### Your objective:
Exclude the pictures, then repeat the remaining data exactly.

***

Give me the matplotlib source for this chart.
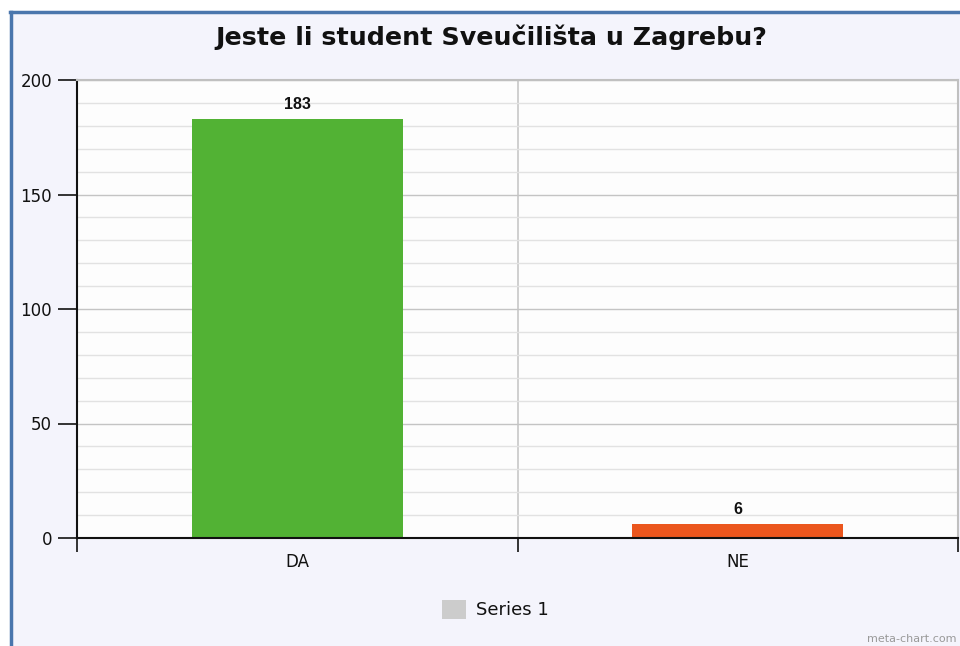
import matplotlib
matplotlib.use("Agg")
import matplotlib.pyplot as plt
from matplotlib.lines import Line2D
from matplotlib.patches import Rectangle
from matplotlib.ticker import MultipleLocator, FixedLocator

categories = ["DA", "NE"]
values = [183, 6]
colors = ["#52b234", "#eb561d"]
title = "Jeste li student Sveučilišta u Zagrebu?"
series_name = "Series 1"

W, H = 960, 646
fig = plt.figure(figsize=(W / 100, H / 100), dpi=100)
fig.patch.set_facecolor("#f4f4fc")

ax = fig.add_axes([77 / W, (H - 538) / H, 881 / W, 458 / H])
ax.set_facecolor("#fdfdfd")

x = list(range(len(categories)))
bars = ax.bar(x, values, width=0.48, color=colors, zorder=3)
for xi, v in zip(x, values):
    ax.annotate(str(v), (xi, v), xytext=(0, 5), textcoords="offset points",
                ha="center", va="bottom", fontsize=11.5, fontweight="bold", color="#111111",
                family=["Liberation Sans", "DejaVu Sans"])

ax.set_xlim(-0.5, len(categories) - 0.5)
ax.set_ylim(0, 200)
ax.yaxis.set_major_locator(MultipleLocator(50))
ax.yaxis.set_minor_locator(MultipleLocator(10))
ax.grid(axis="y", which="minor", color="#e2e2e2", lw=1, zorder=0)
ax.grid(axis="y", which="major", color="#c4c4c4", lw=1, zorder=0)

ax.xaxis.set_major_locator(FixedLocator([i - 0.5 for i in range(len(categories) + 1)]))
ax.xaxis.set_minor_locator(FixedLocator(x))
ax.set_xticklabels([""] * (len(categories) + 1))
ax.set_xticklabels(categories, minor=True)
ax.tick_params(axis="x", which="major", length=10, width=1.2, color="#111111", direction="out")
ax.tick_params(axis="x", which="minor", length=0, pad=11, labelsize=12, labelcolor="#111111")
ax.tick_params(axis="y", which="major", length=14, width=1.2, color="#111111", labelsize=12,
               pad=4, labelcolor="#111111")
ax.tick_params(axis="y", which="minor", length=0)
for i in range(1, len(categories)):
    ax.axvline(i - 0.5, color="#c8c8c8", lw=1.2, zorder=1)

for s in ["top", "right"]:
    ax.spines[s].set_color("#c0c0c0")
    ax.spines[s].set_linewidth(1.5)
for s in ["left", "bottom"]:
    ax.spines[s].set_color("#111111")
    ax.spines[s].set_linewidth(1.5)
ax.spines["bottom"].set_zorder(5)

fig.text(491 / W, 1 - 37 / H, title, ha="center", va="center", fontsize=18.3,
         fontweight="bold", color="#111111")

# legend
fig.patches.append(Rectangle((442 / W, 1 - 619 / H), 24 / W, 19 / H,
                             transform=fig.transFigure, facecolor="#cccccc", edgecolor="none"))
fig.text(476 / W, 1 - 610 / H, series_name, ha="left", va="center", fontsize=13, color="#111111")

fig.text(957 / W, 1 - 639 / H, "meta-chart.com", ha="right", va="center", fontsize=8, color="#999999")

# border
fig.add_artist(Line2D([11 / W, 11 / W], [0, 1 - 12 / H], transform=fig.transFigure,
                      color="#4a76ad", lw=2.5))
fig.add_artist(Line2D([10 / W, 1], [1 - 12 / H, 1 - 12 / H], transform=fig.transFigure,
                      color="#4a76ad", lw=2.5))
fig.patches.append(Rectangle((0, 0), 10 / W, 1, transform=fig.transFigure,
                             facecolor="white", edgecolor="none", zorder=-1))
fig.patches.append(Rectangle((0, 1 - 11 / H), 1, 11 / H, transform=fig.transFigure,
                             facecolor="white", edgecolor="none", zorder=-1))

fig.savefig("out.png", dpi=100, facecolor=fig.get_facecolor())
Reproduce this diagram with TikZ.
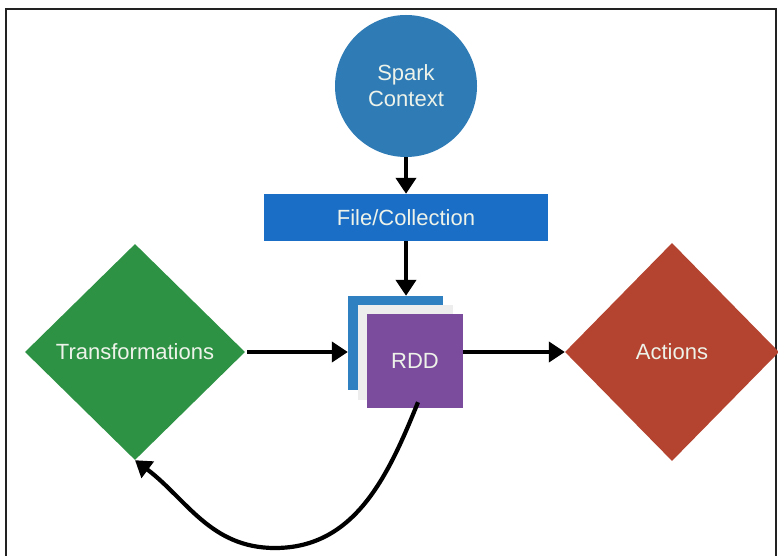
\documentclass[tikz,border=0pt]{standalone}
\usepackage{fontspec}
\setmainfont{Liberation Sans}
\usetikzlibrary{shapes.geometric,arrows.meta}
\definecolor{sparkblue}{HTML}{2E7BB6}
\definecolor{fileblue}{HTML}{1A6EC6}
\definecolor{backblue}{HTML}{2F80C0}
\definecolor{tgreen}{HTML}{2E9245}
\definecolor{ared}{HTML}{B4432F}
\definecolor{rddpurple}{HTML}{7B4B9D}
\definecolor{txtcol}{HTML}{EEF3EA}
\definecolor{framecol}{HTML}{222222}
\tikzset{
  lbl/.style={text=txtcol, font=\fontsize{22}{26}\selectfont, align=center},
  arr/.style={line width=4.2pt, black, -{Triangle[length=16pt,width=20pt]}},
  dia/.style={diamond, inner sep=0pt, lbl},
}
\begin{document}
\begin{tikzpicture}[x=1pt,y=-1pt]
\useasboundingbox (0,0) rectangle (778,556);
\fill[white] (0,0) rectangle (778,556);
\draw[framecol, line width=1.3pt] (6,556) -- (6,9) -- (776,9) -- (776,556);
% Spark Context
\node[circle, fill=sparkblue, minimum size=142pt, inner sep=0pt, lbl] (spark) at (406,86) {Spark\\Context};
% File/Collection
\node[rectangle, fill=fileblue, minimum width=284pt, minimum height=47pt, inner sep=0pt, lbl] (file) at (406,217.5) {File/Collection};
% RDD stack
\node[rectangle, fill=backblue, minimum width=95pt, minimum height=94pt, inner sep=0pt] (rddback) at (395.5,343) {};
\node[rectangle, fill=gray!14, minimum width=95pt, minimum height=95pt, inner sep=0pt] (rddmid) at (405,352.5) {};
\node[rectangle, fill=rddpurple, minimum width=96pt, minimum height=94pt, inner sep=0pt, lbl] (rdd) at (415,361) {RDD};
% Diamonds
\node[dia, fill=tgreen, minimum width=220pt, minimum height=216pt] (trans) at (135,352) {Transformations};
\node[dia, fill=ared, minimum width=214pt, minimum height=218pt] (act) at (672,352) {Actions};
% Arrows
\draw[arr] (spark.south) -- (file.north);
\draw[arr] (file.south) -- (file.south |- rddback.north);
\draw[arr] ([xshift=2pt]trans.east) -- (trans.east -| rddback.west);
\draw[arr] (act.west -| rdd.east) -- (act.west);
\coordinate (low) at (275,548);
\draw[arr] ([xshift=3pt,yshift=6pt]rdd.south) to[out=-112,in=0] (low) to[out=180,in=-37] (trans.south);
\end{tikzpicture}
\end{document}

***

### Result for this task:
Give me the matplotlib source for this chart.
import matplotlib
matplotlib.use("Agg")
import matplotlib.pyplot as plt
from matplotlib.lines import Line2D
from matplotlib.patches import Rectangle
from matplotlib.ticker import MultipleLocator, FixedLocator

categories = ["DA", "NE"]
values = [183, 6]
colors = ["#52b234", "#eb561d"]
title = "Jeste li student Sveučilišta u Zagrebu?"
series_name = "Series 1"

W, H = 960, 646
fig = plt.figure(figsize=(W / 100, H / 100), dpi=100)
fig.patch.set_facecolor("#f4f4fc")

ax = fig.add_axes([77 / W, (H - 538) / H, 881 / W, 458 / H])
ax.set_facecolor("#fdfdfd")

x = list(range(len(categories)))
bars = ax.bar(x, values, width=0.48, color=colors, zorder=3)
for xi, v in zip(x, values):
    ax.annotate(str(v), (xi, v), xytext=(0, 5), textcoords="offset points",
                ha="center", va="bottom", fontsize=11.5, fontweight="bold", color="#111111",
                family=["Liberation Sans", "DejaVu Sans"])

ax.set_xlim(-0.5, len(categories) - 0.5)
ax.set_ylim(0, 200)
ax.yaxis.set_major_locator(MultipleLocator(50))
ax.yaxis.set_minor_locator(MultipleLocator(10))
ax.grid(axis="y", which="minor", color="#e2e2e2", lw=1, zorder=0)
ax.grid(axis="y", which="major", color="#c4c4c4", lw=1, zorder=0)

ax.xaxis.set_major_locator(FixedLocator([i - 0.5 for i in range(len(categories) + 1)]))
ax.xaxis.set_minor_locator(FixedLocator(x))
ax.set_xticklabels([""] * (len(categories) + 1))
ax.set_xticklabels(categories, minor=True)
ax.tick_params(axis="x", which="major", length=10, width=1.2, color="#111111", direction="out")
ax.tick_params(axis="x", which="minor", length=0, pad=11, labelsize=12, labelcolor="#111111")
ax.tick_params(axis="y", which="major", length=14, width=1.2, color="#111111", labelsize=12,
               pad=4, labelcolor="#111111")
ax.tick_params(axis="y", which="minor", length=0)
for i in range(1, len(categories)):
    ax.axvline(i - 0.5, color="#c8c8c8", lw=1.2, zorder=1)

for s in ["top", "right"]:
    ax.spines[s].set_color("#c0c0c0")
    ax.spines[s].set_linewidth(1.5)
for s in ["left", "bottom"]:
    ax.spines[s].set_color("#111111")
    ax.spines[s].set_linewidth(1.5)
ax.spines["bottom"].set_zorder(5)

fig.text(491 / W, 1 - 37 / H, title, ha="center", va="center", fontsize=18.3,
         fontweight="bold", color="#111111")

# legend
fig.patches.append(Rectangle((442 / W, 1 - 619 / H), 24 / W, 19 / H,
                             transform=fig.transFigure, facecolor="#cccccc", edgecolor="none"))
fig.text(476 / W, 1 - 610 / H, series_name, ha="left", va="center", fontsize=13, color="#111111")

fig.text(957 / W, 1 - 639 / H, "meta-chart.com", ha="right", va="center", fontsize=8, color="#999999")

# border
fig.add_artist(Line2D([11 / W, 11 / W], [0, 1 - 12 / H], transform=fig.transFigure,
                      color="#4a76ad", lw=2.5))
fig.add_artist(Line2D([10 / W, 1], [1 - 12 / H, 1 - 12 / H], transform=fig.transFigure,
                      color="#4a76ad", lw=2.5))
fig.patches.append(Rectangle((0, 0), 10 / W, 1, transform=fig.transFigure,
                             facecolor="white", edgecolor="none", zorder=-1))
fig.patches.append(Rectangle((0, 1 - 11 / H), 1, 11 / H, transform=fig.transFigure,
                             facecolor="white", edgecolor="none", zorder=-1))

fig.savefig("out.png", dpi=100, facecolor=fig.get_facecolor())
Reproduce this diagram with TikZ.
\documentclass[tikz,border=0pt]{standalone}
\usepackage{fontspec}
\setmainfont{Liberation Sans}
\usetikzlibrary{shapes.geometric,arrows.meta}
\definecolor{sparkblue}{HTML}{2E7BB6}
\definecolor{fileblue}{HTML}{1A6EC6}
\definecolor{backblue}{HTML}{2F80C0}
\definecolor{tgreen}{HTML}{2E9245}
\definecolor{ared}{HTML}{B4432F}
\definecolor{rddpurple}{HTML}{7B4B9D}
\definecolor{txtcol}{HTML}{EEF3EA}
\definecolor{framecol}{HTML}{222222}
\tikzset{
  lbl/.style={text=txtcol, font=\fontsize{22}{26}\selectfont, align=center},
  arr/.style={line width=4.2pt, black, -{Triangle[length=16pt,width=20pt]}},
  dia/.style={diamond, inner sep=0pt, lbl},
}
\begin{document}
\begin{tikzpicture}[x=1pt,y=-1pt]
\useasboundingbox (0,0) rectangle (778,556);
\fill[white] (0,0) rectangle (778,556);
\draw[framecol, line width=1.3pt] (6,556) -- (6,9) -- (776,9) -- (776,556);
% Spark Context
\node[circle, fill=sparkblue, minimum size=142pt, inner sep=0pt, lbl] (spark) at (406,86) {Spark\\Context};
% File/Collection
\node[rectangle, fill=fileblue, minimum width=284pt, minimum height=47pt, inner sep=0pt, lbl] (file) at (406,217.5) {File/Collection};
% RDD stack
\node[rectangle, fill=backblue, minimum width=95pt, minimum height=94pt, inner sep=0pt] (rddback) at (395.5,343) {};
\node[rectangle, fill=gray!14, minimum width=95pt, minimum height=95pt, inner sep=0pt] (rddmid) at (405,352.5) {};
\node[rectangle, fill=rddpurple, minimum width=96pt, minimum height=94pt, inner sep=0pt, lbl] (rdd) at (415,361) {RDD};
% Diamonds
\node[dia, fill=tgreen, minimum width=220pt, minimum height=216pt] (trans) at (135,352) {Transformations};
\node[dia, fill=ared, minimum width=214pt, minimum height=218pt] (act) at (672,352) {Actions};
% Arrows
\draw[arr] (spark.south) -- (file.north);
\draw[arr] (file.south) -- (file.south |- rddback.north);
\draw[arr] ([xshift=2pt]trans.east) -- (trans.east -| rddback.west);
\draw[arr] (act.west -| rdd.east) -- (act.west);
\coordinate (low) at (275,548);
\draw[arr] ([xshift=3pt,yshift=6pt]rdd.south) to[out=-112,in=0] (low) to[out=180,in=-37] (trans.south);
\end{tikzpicture}
\end{document}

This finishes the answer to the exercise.